The Data Science Project Life Cycle involves a series of steps that guide you through a data-driven project from its inception to completion. Here’s a detailed breakdown of the typical stages in a data science project:
1. Understanding the Problem:
- Define Objectives: Clearly state what you aim to achieve with the project.
- Understand Stakeholder Requirements: Communicate with stakeholders to gather their expectations and requirements.
2. Data Acquisition and Collection:
- Identify Data Sources: Determine where and how you’ll obtain the necessary data.
- Data Gathering: Collect data from various sources, which can include databases, APIs, web scraping, or manual entry.

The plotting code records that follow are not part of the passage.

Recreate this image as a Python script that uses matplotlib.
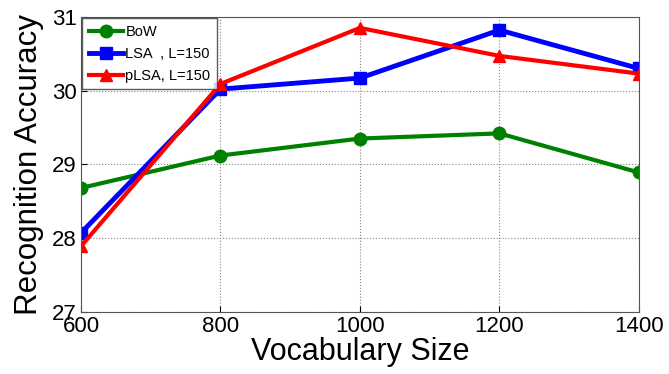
import matplotlib.pyplot as plt

plt.rcParams['font.family'] = ['Liberation Sans', 'DejaVu Sans']

vocab = [600, 800, 1000, 1200, 1400]
bow = [28.68, 29.12, 29.35, 29.42, 28.89]
lsa = [28.07, 30.02, 30.17, 30.82, 30.30]
plsa = [27.89, 30.09, 30.85, 30.47, 30.23]

fig = plt.figure(figsize=(6.69, 3.74), dpi=100)
ax = fig.add_axes([0.121, 0.166, 0.834, 0.789])

ax.plot(vocab, bow, '-o', color='#008000', lw=3, ms=9, label='BoW')
ax.plot(vocab, lsa, '-s', color='#0000ff', lw=3.5, ms=8, label='LSA  , L=150')
ax.plot(vocab, plsa, '-^', color='#ff0000', lw=3, ms=9, label='pLSA, L=150')

ax.set_xlim(600, 1400)
ax.set_ylim(27, 31)
ax.set_xticks(vocab)
ax.set_yticks([27, 28, 29, 30, 31])
ax.tick_params(labelsize=16, direction='in', length=4, pad=3)
ax.grid(True, linestyle=':', color='#888888', lw=0.8)
for s in ax.spines.values():
    s.set_color('#555555')

ax.set_xlabel('Vocabulary Size', fontsize=22, labelpad=0)
ax.set_ylabel('Recognition Accuracy', fontsize=22.5, labelpad=6)

leg = ax.legend(loc='upper left', fontsize=10.5, fancybox=False,
                edgecolor='#333333', borderaxespad=0.1, handlelength=2.3,
                handletextpad=0.2, labelspacing=0.55, borderpad=0.45)
leg.get_frame().set_linewidth(1)

fig.savefig('out.png', dpi=100)
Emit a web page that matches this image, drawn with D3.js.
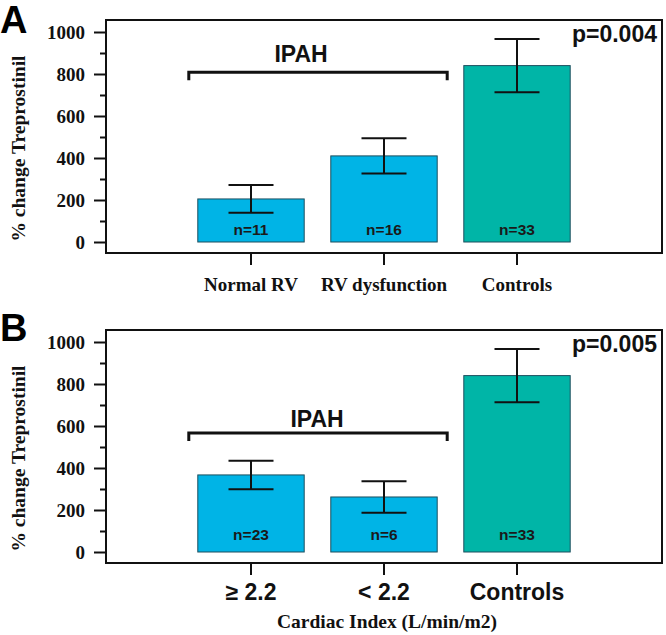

3. Data Cleaning and Preprocessing:
- Data Cleaning: Handle missing values, remove duplicates, and correct errors.
- Data Transformation: Convert data into a usable format, perform feature engineering, and apply transformations if needed.
- Data Integration: Combine data from different sources, if applicable.
4. Exploratory Data Analysis (EDA):
- Descriptive Statistics: Calculate summary statistics, distributions, and other relevant metrics.
- Data Visualization: Create visualizations to gain insights into the data’s patterns, trends, and relationships.
5. Feature Engineering:
- Select Relevant Features: Choose the most important variables for modeling.
- Create New Features: Engineer additional features that may provide more information to the model.
6. Model Selection and Building:
- Select Algorithms: Choose the appropriate machine learning or statistical modeling techniques based on the problem type (classification, regression, etc.).
- Train Models: Use a portion of the data to train the model(s).
7. Model Evaluation:
- Performance Metrics: Select and calculate metrics (e.g., accuracy, F1-score, RMSE) to evaluate the model’s performance.
- Cross-Validation: Assess model performance on different subsets of the data to ensure generalizability.
8. Model Tuning and Optimization:
- Hyperparameter Tuning: Adjust model parameters to improve performance.
- Ensemble Methods: Combine multiple models for improved accuracy.
9. Model Deployment (Optional):
- If applicable, deploy the model to a production environment where it can be used for making predictions on new data.
10. Model Monitoring and Maintenance (Optional):
- Continuously monitor the model’s performance in the production environment and update it as needed.
11. Communication and Reporting:
- Create Reports: Summarize findings, methodologies, and results for stakeholders.
- Visualizations and Dashboards: Develop interactive visualizations or dashboards for easy interpretation.
12. Documentation and Reproducibility:
- Document the entire process, including data sources, cleaning steps, modeling techniques, and results. This ensures that the project can be replicated in the future.
13. Feedback and Iteration:
- Gather feedback from stakeholders and incorporate it into the project for improvements.
14. Project Conclusion and Presentation:
- Summarize the entire project, including successes, challenges, and lessons learned.
Remember that the exact steps and their sequence may vary depending on the specific project, the data, and the goals you’re trying to achieve. Additionally, effective communication with stakeholders throughout the project is crucial for success.